Scalability is about making sure that the performance is consistent, no matter how much data or how many people are using the system. Now, it’d be really really good if our systems always performed well not just at the same velocity, but also at the same exact speed. This means a query on 1GB will takes just as long as on 100GB of data. However, this is typically impossible, except in some very trivial cases (things like “SELECT 1” or “SELECT TOP 1 * FROM table“).
It’s not just about fast GPUs
If you read some of the marketing around GPU databases, you might think that it’s just about writing GPU code. I think this is doing a disservice to the very smart people writing GPU databases. I’m sure they’ll agree that their hard work is much more than just handing the work over to the GPU. In SQream DB, It’s not just the GPU. It’s actually mostly about the software architecture. We built our data management components specifically to utilize the processing power available, not just from the GPU but from all the resources available in the machine.
If data isn’t arranged properly, it doesn’t matter how fast the parts are because they’ll be bottle-necked by the weakest link, a lot before the PCIe I/O bottleneck. And indeed, bringing large volumes of data under management and making them exploitable by many users are complex challenges. At SQream, we’ve crafted our own storage and data organization methods for that reason exactly.
We realized early on, that the GPU can’t be ‘properly fed’ if the data is just handled naively. Recently, with new projects like Apache Arrow seeing adoption in some GPU databases, it seems like others have taken notice. What Apache Arrow calls “Zero copy reads” has been a part of SQream DB from day one.
The non-indexed approach helps scaling
At SQream, we have a customer with 400-500 billion row fact tables, joined by a big bunch of auxiliary dimension tables, ranging from 200m to 800m rows. These tables store about 140 TB of data. Most queries return on these tables within 10-20 seconds. For a traditional RDBMS, it would take longer than that just to get the indexes in order, and this is why:
In SQream DB, we specifically avoid indexing, and replace it with a transparent metadata tagging system, that uses the GPU to tag and compress incoming data, resulting in fast compressed write speeds, but also fast querying. By tagging the data, we can replace the typical “where-to-look” indexing scheme with “where-not-to-look”. In other words, SQream DB knows where the data is not.
Contrast this to a standard indexed database which uses the opposite approach, and hunts for the key in the index. If SQream DB had used indexed structures, they wouldn’t scale well for large datasets. We can double, triple and quadruple the amount of data in the system, and the queries would still return results in a consistent time-frame, because SQream DB still knows where the data is not.

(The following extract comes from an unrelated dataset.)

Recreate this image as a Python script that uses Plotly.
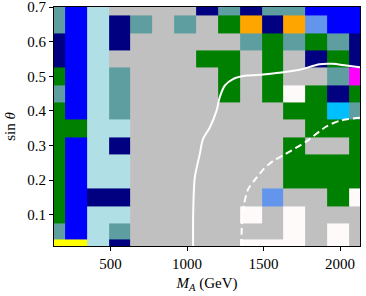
import plotly.graph_objects as go

# Grid of mass points (GeV) and sin(theta) values
mass_points = [130 + k * 2000 / 14 for k in range(15)]
sin_points = [0.01, 0.05, 0.10, 0.15, 0.20, 0.25, 0.30, 0.35, 0.40, 0.45, 0.50, 0.55, 0.60, 0.65, 0.70]

# Category codes per row, top (sin=0.70) to bottom (sin=0.01)
rows_top_to_bottom = [
    "TBLSSSSNTNTTBBB",
    "TBLNTSTSGONOCBB",
    "NBLNSSSSSTGTGTN",
    "NBLSSSSGGSGSNGN",
    "GBLTSSSSGSGSSTM",
    "TBLTSSSSGSGWGNG",
    "GBLTSSSSSSSGGDT",
    "GGLLSSSSSSSSGGG",
    "GBLNSSSSSSSGSSG",
    "GBLLSSSSSSSGGGG",
    "GBLLSSSSSSSGGGG",
    "GBNNSSSSSSCSSGW",
    "GBLLSSSSSWSWSSS",
    "TBLTSSSSSSSWSWS",
    "YYLNSSSSSWWWSWS",
]

category_codes = ["B", "L", "N", "T", "S", "G", "O", "C", "Y", "M", "D", "W"]
category_colors = ["#0000FF", "#B0E0E6", "#000080", "#5F9EA0", "#C0C0C0", "#008000",
                   "#FFA500", "#6495ED", "#FFFF00", "#FF00FF", "#00BFFF", "#FFFAFA"]

# Boundary curves
solid_mass = [1039, 1040, 1050, 1083, 1104, 1148, 1192, 1213, 1246, 1300, 1388, 1496, 1600, 1736, 1866, 1951, 2040, 2130]
solid_sin = [0.01, 0.11, 0.207, 0.276, 0.319, 0.352, 0.40, 0.439, 0.473, 0.492, 0.502, 0.505, 0.51, 0.519, 0.535, 0.536, 0.531, 0.526]
dashed_mass = [1355, 1358, 1372, 1400, 1450, 1500, 1560, 1640, 1780, 1910, 2000, 2130]
dashed_sin = [0.01, 0.07, 0.13, 0.175, 0.205, 0.232, 0.255, 0.275, 0.312, 0.355, 0.372, 0.38]

x_ticks = [500, 1000, 1500, 2000]
y_ticks = [0.1, 0.2, 0.3, 0.4, 0.5, 0.6, 0.7]

code_index = {c: i for i, c in enumerate(category_codes)}
z = [[code_index[ch] for ch in row] for row in reversed(rows_top_to_bottom)]

n = len(category_colors)
colorscale = []
for i, col in enumerate(category_colors):
    colorscale.append([i / n, col])
    colorscale.append([(i + 1) / n, col])

fig = go.Figure()
fig.add_trace(go.Heatmap(
    x=mass_points, y=sin_points, z=z,
    colorscale=colorscale, zmin=-0.5, zmax=n - 0.5,
    showscale=False, hoverinfo="skip",
))
fig.add_trace(go.Scatter(
    x=solid_mass, y=solid_sin, mode="lines",
    line=dict(color="white", width=2, shape="spline", smoothing=0.8),
    showlegend=False, hoverinfo="skip",
))
fig.add_trace(go.Scatter(
    x=dashed_mass, y=dashed_sin, mode="lines",
    line=dict(color="white", width=2, dash="7px,4px", shape="spline", smoothing=0.8),
    showlegend=False, hoverinfo="skip",
))

font_family = "Liberation Serif, DejaVu Serif, serif"
fig.update_layout(
    width=366, height=296,
    margin=dict(l=54, r=6, t=7, b=50),
    paper_bgcolor="white", plot_bgcolor="white",
    font=dict(family=font_family, size=15, color="black"),
    showlegend=False,
)
fig.update_xaxes(
    range=[130, 2130], tickvals=x_ticks, ticks="outside", ticklen=4, tickcolor="black",
    showline=True, linecolor="black", linewidth=1, mirror=True, showgrid=False, zeroline=False,
    automargin=False, ticklabeloverflow="allow",
    title=dict(text="<i>M</i><sub><i>A</i></sub> (GeV)", standoff=6, font=dict(size=15)),
)
fig.update_yaxes(
    range=[0.0099, 0.7001], tickvals=y_ticks, ticktext=[f"{v:.1f}" for v in y_ticks],
    ticks="outside", ticklen=4, tickcolor="black",
    showline=True, linecolor="black", linewidth=1, mirror=True, showgrid=False, zeroline=False,
    automargin=False, ticklabeloverflow="allow",
    title=dict(text="sin <i>θ</i>", standoff=8, font=dict(size=15)),
)

fig.write_html("out.html", config={"displayModeBar": False},
               post_script="document.body.style.margin='0px';")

An added benefit is that without indexes on the columns, all columns can be used for searching, joining and aggregating. Without indexes in the way for loading, we can ingest data into SQream DB, with no penalty from the use of indexes.
A graph for good measure
I explained why a database might scale well so far, and even why arranging the data is more important than using fast hardware. But now let’s look at what this means in actual user scenarios.
In the graph below (provided to us by one of our customers), 5 different real SQL queries were run on 1B, 12B and 300B row FACT tables. It’s easy to see that query time is linear across the wide range of data sizes.
In different customer scenario, the customer wanted to calculate ACV across all retail stores nation-wide. In this ACV calculation on 24 TB of data, 300B rows in a main fact table, 8 auxiliary dimension tables – with complex, nested joins and aggregations.
Once again, we can see SQream DB performs linearly with the number of users concurrently querying.
So, you see – linear scalability is not a myth. We have a linearly scaling GPU database, and we’re extremely proud of it.